* [Supplied information]
☆ ☆ ☆

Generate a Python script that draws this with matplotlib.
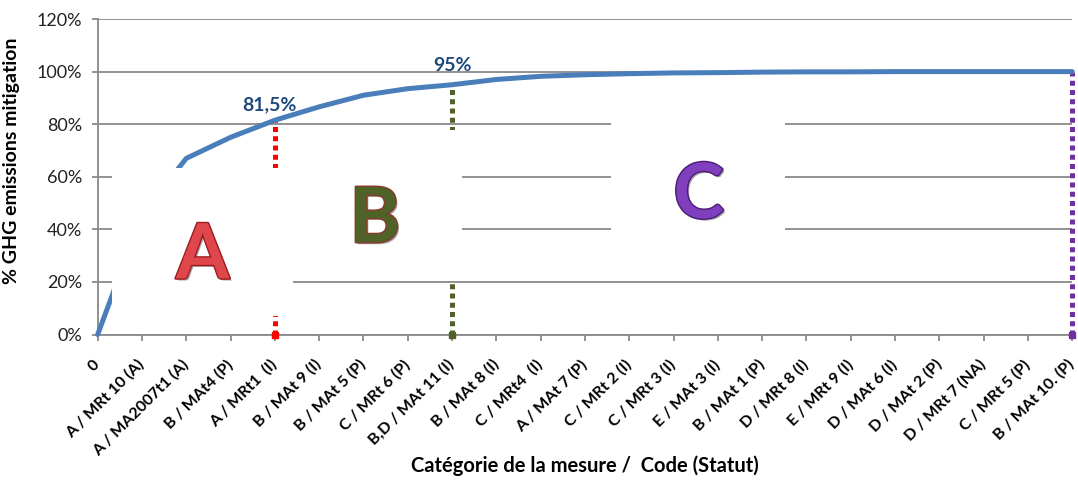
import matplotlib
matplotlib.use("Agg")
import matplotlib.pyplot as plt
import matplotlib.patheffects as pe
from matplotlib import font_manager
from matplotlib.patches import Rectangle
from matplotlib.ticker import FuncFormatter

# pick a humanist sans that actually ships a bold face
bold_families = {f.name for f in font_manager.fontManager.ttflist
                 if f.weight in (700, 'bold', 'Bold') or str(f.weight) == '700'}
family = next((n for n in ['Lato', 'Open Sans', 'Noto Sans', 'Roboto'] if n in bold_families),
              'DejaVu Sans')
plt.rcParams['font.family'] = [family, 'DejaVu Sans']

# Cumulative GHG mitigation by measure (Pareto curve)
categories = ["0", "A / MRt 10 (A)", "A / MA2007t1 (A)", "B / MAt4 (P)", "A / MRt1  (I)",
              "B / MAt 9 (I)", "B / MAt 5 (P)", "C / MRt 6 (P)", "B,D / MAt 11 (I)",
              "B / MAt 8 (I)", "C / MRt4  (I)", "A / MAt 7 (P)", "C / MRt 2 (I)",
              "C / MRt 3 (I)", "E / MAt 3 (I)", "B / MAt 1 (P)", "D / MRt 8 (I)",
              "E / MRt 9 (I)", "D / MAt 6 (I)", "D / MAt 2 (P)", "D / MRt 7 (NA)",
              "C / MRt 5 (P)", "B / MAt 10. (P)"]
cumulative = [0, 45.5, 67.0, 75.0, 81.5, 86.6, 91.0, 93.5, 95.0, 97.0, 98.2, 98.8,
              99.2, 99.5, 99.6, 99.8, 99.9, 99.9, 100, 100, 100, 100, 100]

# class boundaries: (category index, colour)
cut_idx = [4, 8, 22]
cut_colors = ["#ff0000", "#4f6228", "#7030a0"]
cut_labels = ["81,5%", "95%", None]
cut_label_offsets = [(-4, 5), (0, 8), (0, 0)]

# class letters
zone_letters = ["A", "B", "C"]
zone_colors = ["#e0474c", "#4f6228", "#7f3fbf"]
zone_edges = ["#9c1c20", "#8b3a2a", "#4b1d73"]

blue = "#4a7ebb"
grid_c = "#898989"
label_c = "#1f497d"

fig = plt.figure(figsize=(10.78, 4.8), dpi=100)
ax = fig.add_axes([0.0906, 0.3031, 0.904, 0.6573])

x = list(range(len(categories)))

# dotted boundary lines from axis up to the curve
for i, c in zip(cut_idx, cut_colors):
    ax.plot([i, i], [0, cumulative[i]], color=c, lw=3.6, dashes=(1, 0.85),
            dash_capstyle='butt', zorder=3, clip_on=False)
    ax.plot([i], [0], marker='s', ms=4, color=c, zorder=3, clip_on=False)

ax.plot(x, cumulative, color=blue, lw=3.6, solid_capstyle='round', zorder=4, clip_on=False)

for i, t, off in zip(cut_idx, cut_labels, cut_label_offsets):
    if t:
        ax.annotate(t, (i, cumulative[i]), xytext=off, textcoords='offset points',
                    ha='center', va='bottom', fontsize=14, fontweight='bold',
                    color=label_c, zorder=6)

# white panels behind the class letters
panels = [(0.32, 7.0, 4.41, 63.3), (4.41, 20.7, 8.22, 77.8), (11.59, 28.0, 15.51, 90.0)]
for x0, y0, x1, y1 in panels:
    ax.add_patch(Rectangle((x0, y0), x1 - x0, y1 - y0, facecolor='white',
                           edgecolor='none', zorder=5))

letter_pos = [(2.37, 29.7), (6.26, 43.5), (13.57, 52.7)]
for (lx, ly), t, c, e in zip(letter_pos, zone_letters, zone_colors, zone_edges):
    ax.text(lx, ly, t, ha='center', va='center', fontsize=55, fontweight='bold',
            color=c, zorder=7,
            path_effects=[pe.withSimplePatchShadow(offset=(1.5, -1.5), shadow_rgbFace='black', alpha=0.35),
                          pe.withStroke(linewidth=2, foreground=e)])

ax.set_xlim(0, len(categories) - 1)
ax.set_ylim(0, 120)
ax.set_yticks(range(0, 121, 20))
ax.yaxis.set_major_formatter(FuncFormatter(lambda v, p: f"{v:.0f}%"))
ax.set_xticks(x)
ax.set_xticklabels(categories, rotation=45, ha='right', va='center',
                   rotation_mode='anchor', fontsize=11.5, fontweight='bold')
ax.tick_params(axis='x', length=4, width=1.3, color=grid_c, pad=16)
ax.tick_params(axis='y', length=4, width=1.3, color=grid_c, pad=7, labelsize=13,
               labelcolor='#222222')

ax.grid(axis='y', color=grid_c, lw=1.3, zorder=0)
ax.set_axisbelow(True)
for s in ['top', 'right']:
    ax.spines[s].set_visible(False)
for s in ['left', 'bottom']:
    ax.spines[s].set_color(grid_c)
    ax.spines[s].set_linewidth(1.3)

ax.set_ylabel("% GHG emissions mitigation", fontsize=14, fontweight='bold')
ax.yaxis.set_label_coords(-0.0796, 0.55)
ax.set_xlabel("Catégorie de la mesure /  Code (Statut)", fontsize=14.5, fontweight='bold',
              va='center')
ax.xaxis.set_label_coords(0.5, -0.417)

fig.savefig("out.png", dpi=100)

☆ ☆ ☆

* [Set task] Leave out the pictures and copy the rest of the material above exactly.

* [Solution for this problem]
Generate a Python script that draws this with matplotlib.
import matplotlib
matplotlib.use("Agg")
import matplotlib.pyplot as plt
import matplotlib.patheffects as pe
from matplotlib import font_manager
from matplotlib.patches import Rectangle
from matplotlib.ticker import FuncFormatter

# pick a humanist sans that actually ships a bold face
bold_families = {f.name for f in font_manager.fontManager.ttflist
                 if f.weight in (700, 'bold', 'Bold') or str(f.weight) == '700'}
family = next((n for n in ['Lato', 'Open Sans', 'Noto Sans', 'Roboto'] if n in bold_families),
              'DejaVu Sans')
plt.rcParams['font.family'] = [family, 'DejaVu Sans']

# Cumulative GHG mitigation by measure (Pareto curve)
categories = ["0", "A / MRt 10 (A)", "A / MA2007t1 (A)", "B / MAt4 (P)", "A / MRt1  (I)",
              "B / MAt 9 (I)", "B / MAt 5 (P)", "C / MRt 6 (P)", "B,D / MAt 11 (I)",
              "B / MAt 8 (I)", "C / MRt4  (I)", "A / MAt 7 (P)", "C / MRt 2 (I)",
              "C / MRt 3 (I)", "E / MAt 3 (I)", "B / MAt 1 (P)", "D / MRt 8 (I)",
              "E / MRt 9 (I)", "D / MAt 6 (I)", "D / MAt 2 (P)", "D / MRt 7 (NA)",
              "C / MRt 5 (P)", "B / MAt 10. (P)"]
cumulative = [0, 45.5, 67.0, 75.0, 81.5, 86.6, 91.0, 93.5, 95.0, 97.0, 98.2, 98.8,
              99.2, 99.5, 99.6, 99.8, 99.9, 99.9, 100, 100, 100, 100, 100]

# class boundaries: (category index, colour)
cut_idx = [4, 8, 22]
cut_colors = ["#ff0000", "#4f6228", "#7030a0"]
cut_labels = ["81,5%", "95%", None]
cut_label_offsets = [(-4, 5), (0, 8), (0, 0)]

# class letters
zone_letters = ["A", "B", "C"]
zone_colors = ["#e0474c", "#4f6228", "#7f3fbf"]
zone_edges = ["#9c1c20", "#8b3a2a", "#4b1d73"]

blue = "#4a7ebb"
grid_c = "#898989"
label_c = "#1f497d"

fig = plt.figure(figsize=(10.78, 4.8), dpi=100)
ax = fig.add_axes([0.0906, 0.3031, 0.904, 0.6573])

x = list(range(len(categories)))

# dotted boundary lines from axis up to the curve
for i, c in zip(cut_idx, cut_colors):
    ax.plot([i, i], [0, cumulative[i]], color=c, lw=3.6, dashes=(1, 0.85),
            dash_capstyle='butt', zorder=3, clip_on=False)
    ax.plot([i], [0], marker='s', ms=4, color=c, zorder=3, clip_on=False)

ax.plot(x, cumulative, color=blue, lw=3.6, solid_capstyle='round', zorder=4, clip_on=False)

for i, t, off in zip(cut_idx, cut_labels, cut_label_offsets):
    if t:
        ax.annotate(t, (i, cumulative[i]), xytext=off, textcoords='offset points',
                    ha='center', va='bottom', fontsize=14, fontweight='bold',
                    color=label_c, zorder=6)

# white panels behind the class letters
panels = [(0.32, 7.0, 4.41, 63.3), (4.41, 20.7, 8.22, 77.8), (11.59, 28.0, 15.51, 90.0)]
for x0, y0, x1, y1 in panels:
    ax.add_patch(Rectangle((x0, y0), x1 - x0, y1 - y0, facecolor='white',
                           edgecolor='none', zorder=5))

letter_pos = [(2.37, 29.7), (6.26, 43.5), (13.57, 52.7)]
for (lx, ly), t, c, e in zip(letter_pos, zone_letters, zone_colors, zone_edges):
    ax.text(lx, ly, t, ha='center', va='center', fontsize=55, fontweight='bold',
            color=c, zorder=7,
            path_effects=[pe.withSimplePatchShadow(offset=(1.5, -1.5), shadow_rgbFace='black', alpha=0.35),
                          pe.withStroke(linewidth=2, foreground=e)])

ax.set_xlim(0, len(categories) - 1)
ax.set_ylim(0, 120)
ax.set_yticks(range(0, 121, 20))
ax.yaxis.set_major_formatter(FuncFormatter(lambda v, p: f"{v:.0f}%"))
ax.set_xticks(x)
ax.set_xticklabels(categories, rotation=45, ha='right', va='center',
                   rotation_mode='anchor', fontsize=11.5, fontweight='bold')
ax.tick_params(axis='x', length=4, width=1.3, color=grid_c, pad=16)
ax.tick_params(axis='y', length=4, width=1.3, color=grid_c, pad=7, labelsize=13,
               labelcolor='#222222')

ax.grid(axis='y', color=grid_c, lw=1.3, zorder=0)
ax.set_axisbelow(True)
for s in ['top', 'right']:
    ax.spines[s].set_visible(False)
for s in ['left', 'bottom']:
    ax.spines[s].set_color(grid_c)
    ax.spines[s].set_linewidth(1.3)

ax.set_ylabel("% GHG emissions mitigation", fontsize=14, fontweight='bold')
ax.yaxis.set_label_coords(-0.0796, 0.55)
ax.set_xlabel("Catégorie de la mesure /  Code (Statut)", fontsize=14.5, fontweight='bold',
              va='center')
ax.xaxis.set_label_coords(0.5, -0.417)

fig.savefig("out.png", dpi=100)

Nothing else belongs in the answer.